2014-10-31 - Agata Herbut

Stało się. Jestem mamą już czterolatki i mikro człowieczka. Nigdy w życiu nie przypuszczałam, że w wieku trzydziestu lat będę miała dwójkę dzieci i będę robiła to, co robię. Okazuje się więc, że to jak wyobrażasz sobie swoje życie i kim będziesz, w jakim miejscu i z kim będąc dzieciakiem, zupełnie mija się z tym, co widzisz dzisiaj w lustrze i w swoim odbiciu. Kim chciałam być? Zawsze ciągnęło mnie w stronę bycia matką Teresą oraz nakładania na siebie różnych kajdan, bywało także tak, że ludzie nie zdążyli pomyśleć jeszcze o swoich potrzebach, a ja już była obok gotowa do niesienia na swoich barkach ich problemów.

   Przypominam sobie teraz tamte czasy i jedyne, co myślę: Agata, byłaś zwyczajnie nadgorliwa i nadpobudliwa.

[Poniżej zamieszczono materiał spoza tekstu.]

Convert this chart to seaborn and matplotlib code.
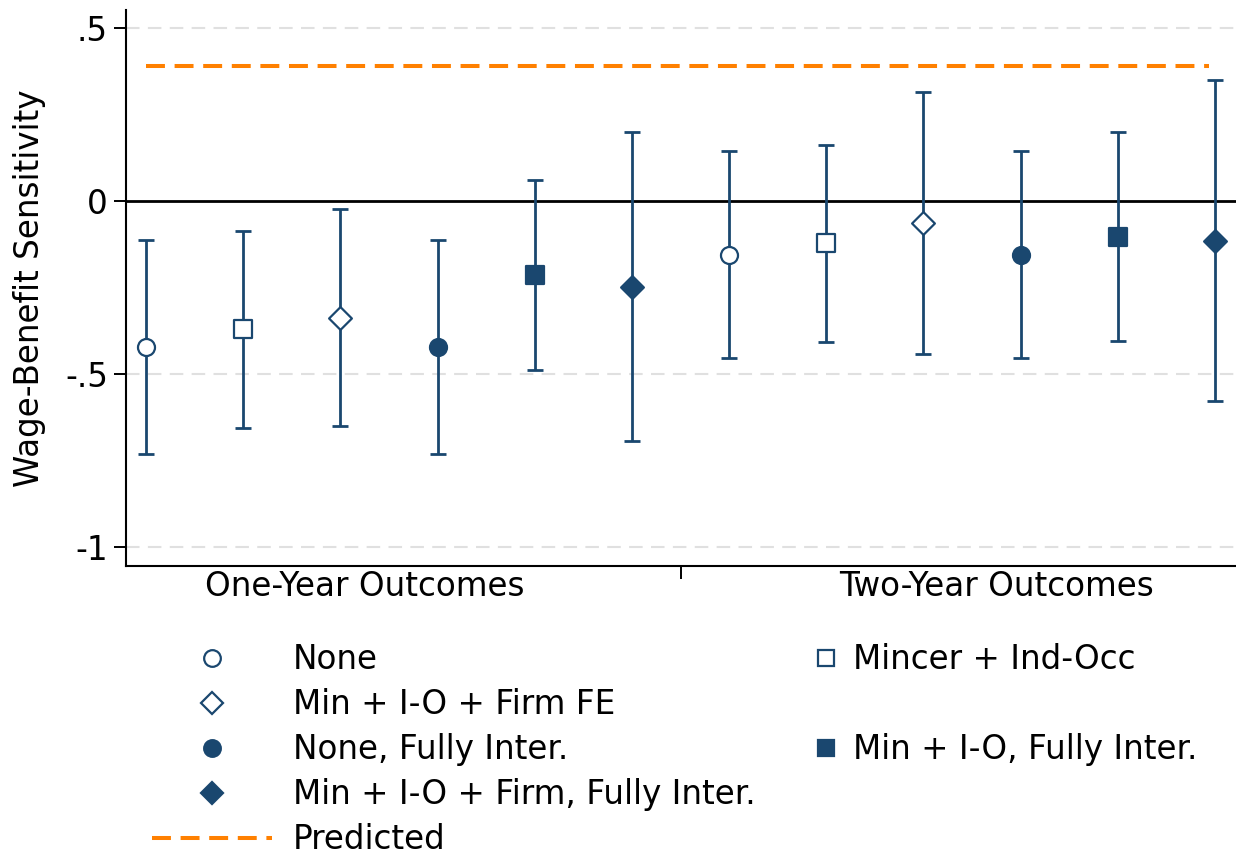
import numpy as np
import pandas as pd
import seaborn as sns
import matplotlib.pyplot as plt
from matplotlib.lines import Line2D

sns.set_theme(style="white")
plt.rcParams['font.family'] = ['DejaVu Sans']
plt.rcParams['text.color'] = 'black'
plt.rcParams['axes.labelcolor'] = 'black'
plt.rcParams['xtick.color'] = 'black'
plt.rcParams['ytick.color'] = 'black'

# --- data ---
specs = ["None", "Mincer + Ind-Occ", "Min + I-O + Firm FE",
         "None, Fully Inter.", "Min + I-O, Fully Inter.", "Min + I-O + Firm, Fully Inter."]
markers = ["o", "s", "D", "o", "s", "D"]
filled = [False, False, False, True, True, True]

one_year_est = [-0.422, -0.370, -0.338, -0.422, -0.214, -0.249]
one_year_lo = [-0.731, -0.656, -0.650, -0.731, -0.488, -0.694]
one_year_hi = [-0.113, -0.087, -0.023, -0.113, 0.061, 0.199]

two_year_est = [-0.156, -0.121, -0.064, -0.156, -0.104, -0.116]
two_year_lo = [-0.454, -0.408, -0.442, -0.454, -0.405, -0.578]
two_year_hi = [0.145, 0.162, 0.315, 0.145, 0.199, 0.350]

predicted = 0.390
group_labels = ["One-Year Outcomes", "Two-Year Outcomes"]

navy = "#1a476f"
orange = "#ff8000"
FS = 23.5

df = pd.DataFrame({
    "spec": specs * 2,
    "est": one_year_est + two_year_est,
    "lo": one_year_lo + two_year_lo,
    "hi": one_year_hi + two_year_hi,
})
df["pos"] = np.arange(1, len(df) + 1)

fig = plt.figure(figsize=(12.36, 8.57), dpi=100)
ax = fig.add_axes([0.102, 0.3396, 0.898, 0.6484])

# reference lines
for yv in [0.5, -0.5, -1]:
    ax.axhline(yv, color="#e0e0e0", lw=1.5, dashes=(6.5, 4), zorder=0)
ax.axhline(0, color="black", lw=2.0, zorder=1)

# predicted line
ax.plot([df["pos"].min(), df["pos"].max() - 0.06], [predicted, predicted],
        color=orange, lw=2.9, dashes=(4.7, 2.4), zorder=2)

# confidence intervals
ax.errorbar(df["pos"], df["est"],
            yerr=[df["est"] - df["lo"], df["hi"] - df["est"]],
            fmt="none", ecolor=navy, elinewidth=2.0, capsize=6, capthick=2.0, zorder=3)

# point estimates
for i, row in df.iterrows():
    k = i % 6
    ms = 150 if markers[k] != "D" else 135
    sns.scatterplot(x=[row["pos"]], y=[row["est"]], ax=ax, marker=markers[k], s=ms,
                    color=navy if filled[k] else "white", edgecolor=navy,
                    linewidth=1.6, zorder=4, legend=False)

ax.set_xlim(0.794, 12.216)
ax.set_ylim(-1.055, 0.552)

ax.set_yticks([0.5, 0, -0.5, -1])
ax.set_yticklabels([".5", "0", "-.5", "-1"], fontsize=FS)
ax.set_xticks([6.5])
ax.set_xticklabels([""])
ax.set_xticks([3.25, 9.75], minor=True)
ax.set_xticklabels(group_labels, minor=True, fontsize=FS)
ax.tick_params(axis="both", which="major", direction="out", length=9, width=1.4,
               color="black", left=True, bottom=True)
ax.tick_params(axis="x", which="minor", length=0, pad=3)
ax.tick_params(axis="y", pad=4)

ax.set_ylabel("Wage-Benefit Sensitivity", fontsize=FS)
ax.yaxis.set_label_coords(-0.072, 0.5)
ax.set_xlabel("")

for side in ["top", "right"]:
    ax.spines[side].set_visible(False)
for side in ["left", "bottom"]:
    ax.spines[side].set_color("black")
    ax.spines[side].set_linewidth(1.5)
ax.grid(False)


def handle(k):
    return Line2D([], [], linestyle="none", marker=markers[k], markersize=12 if markers[k] != "D" else 11,
                  markerfacecolor=navy if filled[k] else "white", markeredgecolor=navy,
                  markeredgewidth=1.6)


blank = Line2D([], [], linestyle="none")
pred_handle = Line2D([], [], color=orange, lw=2.9, dashes=(4.7, 2.4))

left_h = [handle(0), handle(2), handle(3), handle(5), pred_handle]
left_l = [specs[0], specs[2], specs[3], specs[5], "Predicted"]
fig.legend(left_h, left_l, loc="upper left", bbox_to_anchor=(152 / 1236, 1 - 643 / 857),
           frameon=False, fontsize=FS, handlelength=3.68, handletextpad=0.64,
           labelspacing=0.37, borderpad=0, borderaxespad=0)

right_h = [handle(1), blank, handle(4)]
right_l = [specs[1], " ", specs[4]]
fig.legend(right_h, right_l, loc="upper left", bbox_to_anchor=(817 / 1236, 1 - 643 / 857),
           frameon=False, fontsize=FS, handlelength=0.54, handletextpad=0.55,
           labelspacing=0.37, borderpad=0, borderaxespad=0)

fig.savefig("out.png", dpi=100)
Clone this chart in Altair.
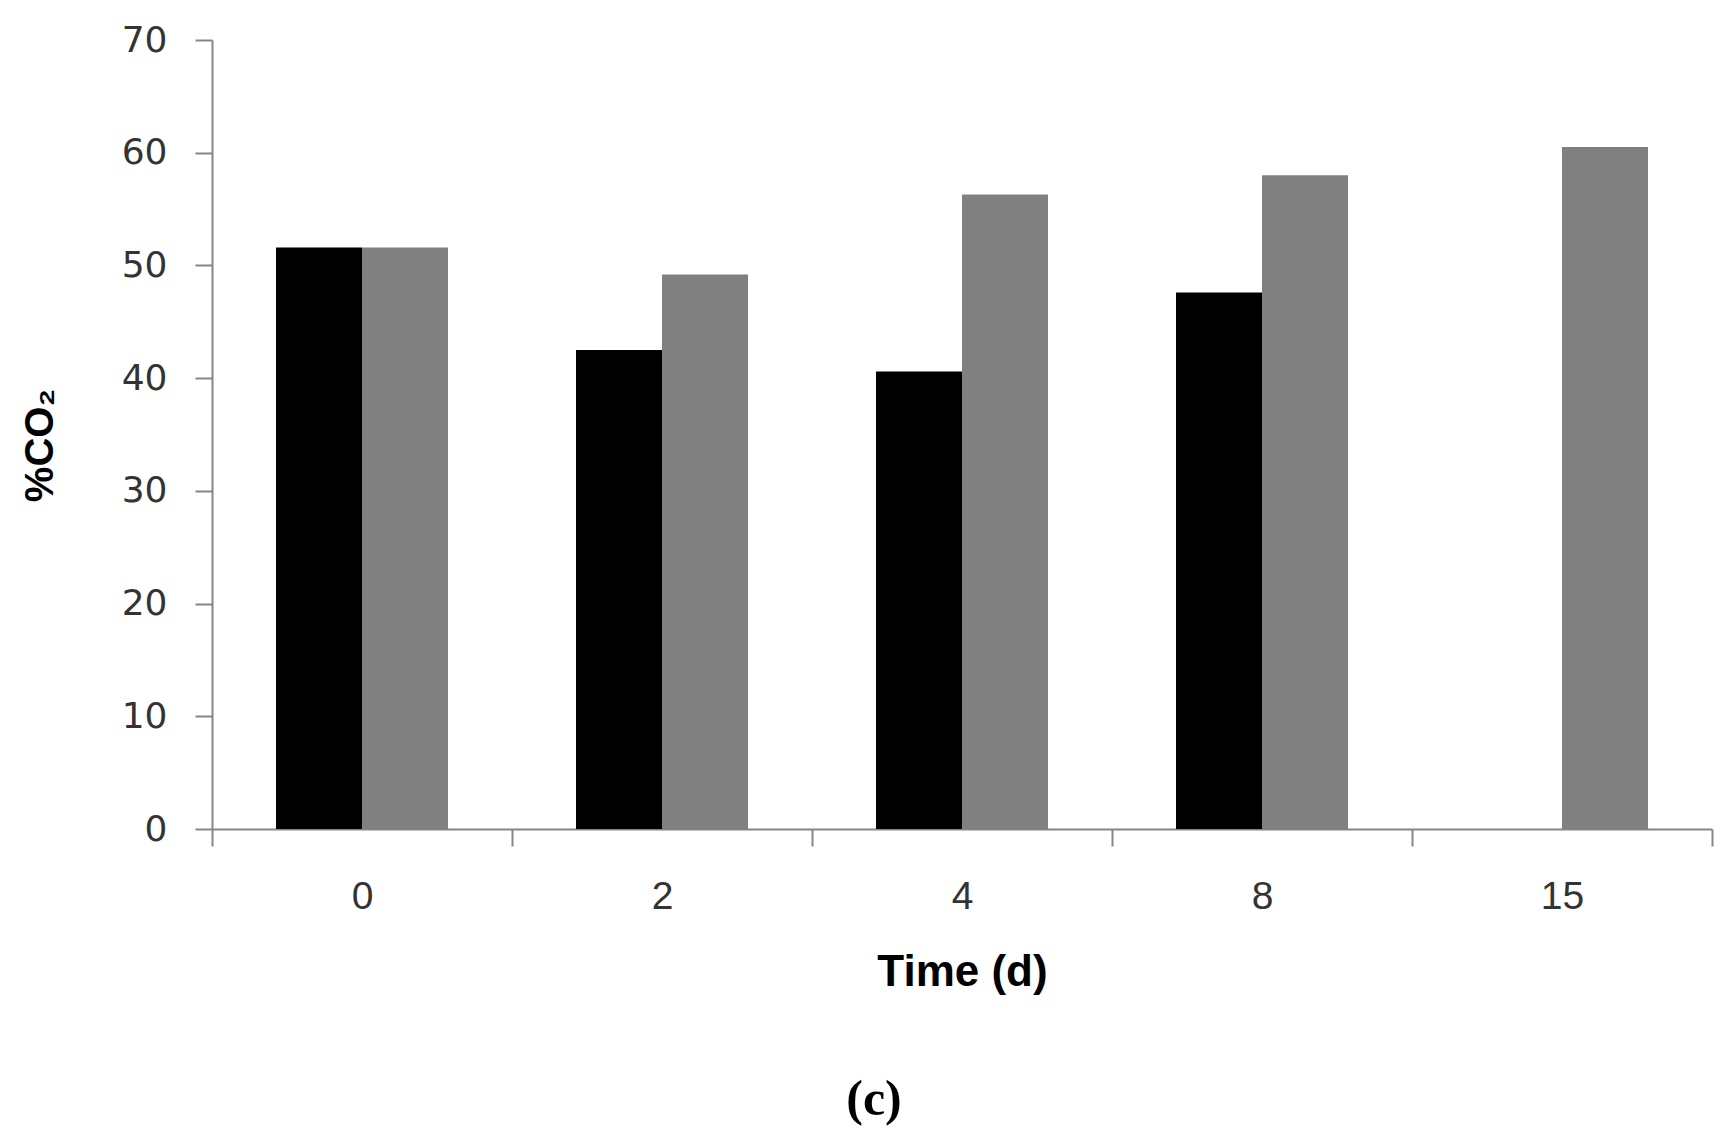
import altair as alt
import pandas as pd

# ---- data ----
days = ["0", "2", "4", "8", "15"]
series_names = ["Series 1", "Series 2"]
series1_vals = [51.6, 42.5, 40.6, 47.6, None]
series2_vals = [51.6, 49.2, 56.3, 58.0, 60.5]
bar_colors = ["#000000", "#808080"]
y_ticks = [0, 10, 20, 30, 40, 50, 60, 70]

rows = []
for d, a, b in zip(days, series1_vals, series2_vals):
    if a is not None:
        rows.append({"day": d, "series": series_names[0], "co2": a})
    if b is not None:
        rows.append({"day": d, "series": series_names[1], "co2": b})
df = pd.DataFrame(rows)

axis_gray = "#868686"
label_color = "#333333"

chart = (
    alt.Chart(df)
    .mark_bar()
    .encode(
        x=alt.X(
            "day:N",
            sort=days,
            scale=alt.Scale(paddingInner=0, paddingOuter=0),
            axis=alt.Axis(
                title="Time (d)",
                labelAngle=0,
                tickBand="extent",
                tickSize=17,
                tickWidth=2,
                tickColor=axis_gray,
                domainColor=axis_gray,
                domainWidth=2,
                labelFont="Liberation Sans",
                labelFontSize=39,
                labelColor=label_color,
                labelPadding=31,
                titleFont="Liberation Sans",
                titleFontSize=44,
                titleFontWeight="bold",
                titleColor="#000000",
                titleBaseline="alphabetic",
                titleY=156,
            ),
        ),
        xOffset=alt.XOffset(
            "series:N",
            sort=series_names,
            scale=alt.Scale(domain=series_names, paddingInner=0, paddingOuter=0.744),
        ),
        y=alt.Y(
            "co2:Q",
            scale=alt.Scale(domain=[0, 70], nice=False),
            axis=alt.Axis(
                title="%CO₂",
                values=y_ticks,
                grid=False,
                tickSize=17,
                tickWidth=2,
                tickColor=axis_gray,
                domainColor=axis_gray,
                domainWidth=2,
                labelFont="DejaVu Sans",
                labelFontSize=36,
                labelColor=label_color,
                labelPadding=28,
                titleFont="Liberation Sans",
                titleFontSize=40,
                titleFontWeight="bold",
                titleColor="#000000",
                titleAngle=270,
                titleAlign="center",
                titleBaseline="alphabetic",
                titleX=-160,
                titleY=405,
            ),
        ),
        color=alt.Color(
            "series:N",
            scale=alt.Scale(domain=series_names, range=bar_colors),
            legend=None,
        ),
    )
    .properties(
        width=1500,
        height=789,
        title=alt.TitleParams(
            "(c)",
            orient="bottom",
            anchor="middle",
            font="Liberation Serif",
            fontSize=50,
            fontWeight="bold",
            color="#000000",
            baseline="alphabetic",
            dx=-88,
            offset=121,
        ),
        padding={"left": 204, "top": 32, "right": 10, "bottom": 298},
        autosize=alt.AutoSizeParams(type="none"),
    )
    .configure_view(stroke=None)
)

chart.save("out.html", embed_options={"renderer": "svg", "actions": False})
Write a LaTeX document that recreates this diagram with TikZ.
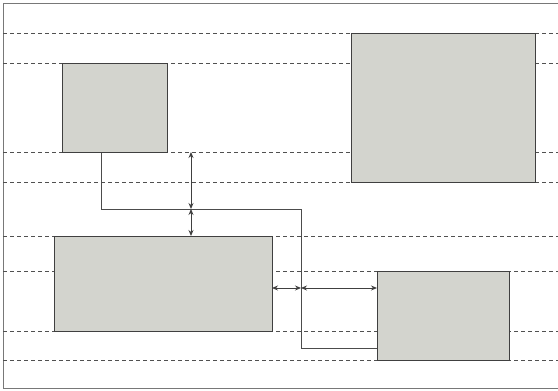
\documentclass[tikz,border=0pt]{standalone}
\usetikzlibrary{arrows.meta}
\definecolor{boxfill}{RGB}{211,212,206}
\definecolor{guide}{RGB}{80,80,80}
\definecolor{framecol}{RGB}{120,120,120}
\begin{document}
\begin{tikzpicture}[x=1pt,y=-1pt,
  block/.style={draw=black!75,fill=boxfill,line width=0.9pt,inner sep=0pt,anchor=north west},
  guideline/.style={draw=guide,dashed,dash pattern=on 4pt off 3pt,line width=0.9pt},
  link/.style={draw=black!70,line width=0.9pt},
  gap/.style={draw=black!75,line width=0.9pt,{Stealth[length=6pt,width=5pt]}-{Stealth[length=6pt,width=5pt]}}]
\useasboundingbox (0,0) rectangle (558,391);
% outer frame (open to the right)
\draw[framecol,line width=1pt] (558,3) -- (3,3) -- (3,388) -- (558,388);
% horizontal alignment guides, drawn below the blocks
\foreach \y in {33,63,152,182,236,271,331,360}
  \draw[guideline] (3,\y) -- (558,\y);
% blocks
\node[block,minimum width=105pt,minimum height=89pt] (a) at (62,63) {};
\node[block,minimum width=184pt,minimum height=149pt] (b) at (351,33) {};
\node[block,minimum width=218pt,minimum height=95pt] (c) at (54,236) {};
\node[block,minimum width=132pt,minimum height=89pt] (d) at (377,271) {};
% routed connection from the upper block to the lower right block
\coordinate (k1) at (101,209);
\coordinate (k2) at (301,209);
\coordinate (k3) at (301,348);
\draw[link] (a.south -| k1) -- (k1) -- (k2) -- (k3) -- (k3 -| d.west);
% spacing dimensions
\coordinate (v0) at (191,152);
\coordinate (v1) at (191,209);
\coordinate (v2) at (191,236);
\draw[gap] (v0) -- (v1);
\draw[gap] (v1) -- (v2);
\coordinate (h0) at (272,288);
\coordinate (h1) at (301,288);
\coordinate (h2) at (377,288);
\draw[gap] (h0) -- (h1);
\draw[gap] (h1) -- (h2);
\end{tikzpicture}
\end{document}
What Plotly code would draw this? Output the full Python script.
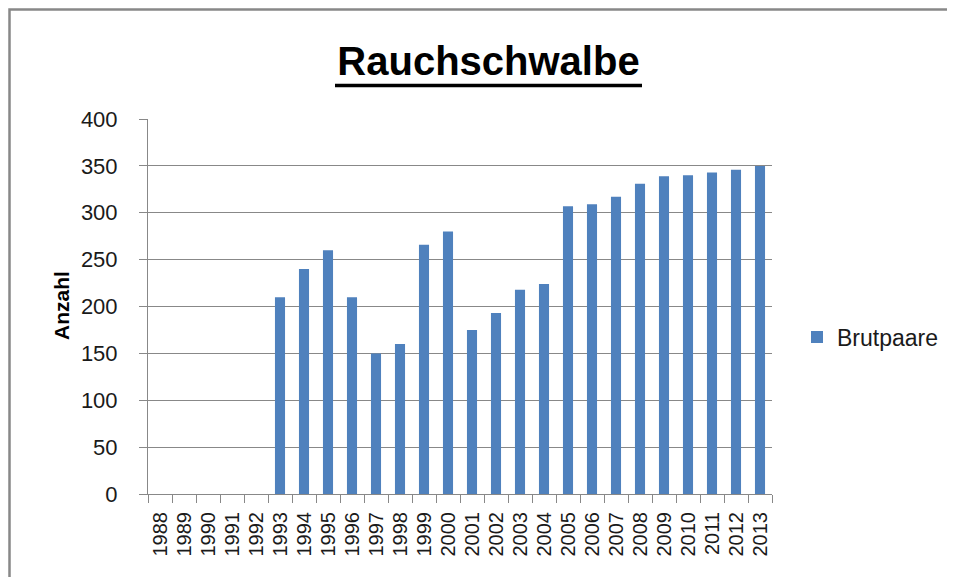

Stawiałam szczęście innych nad swoje, a przecież to my powinniśmy być dla siebie najważniejsi, prawda? Ja nadal kocham pomagać innym, ale przez te wszystkie lata dotarło do mnie, że nikogo nie da się uszczęśliwić na siłę, a jeśli mimo to będziesz próbować – odwróci się to przeciwko Tobie. I tak sobie myślę, że świetnie się stało, że udało mi się z tego chociaż trochę wyleczyć. Dlaczego? Bo dzięki temu mogę być lepszą mamą, a to moja najważniejsza rola w życiu. Naj naj. Czemu o tym piszę? Bo wczoraj spałam razem z moimi dwiema dziewczynami, ja w środku, one po bokach. To najpiękniejsze, co można mieć. To są moje miliony, brylanty, samochody, domy i wszystko razem wzięte.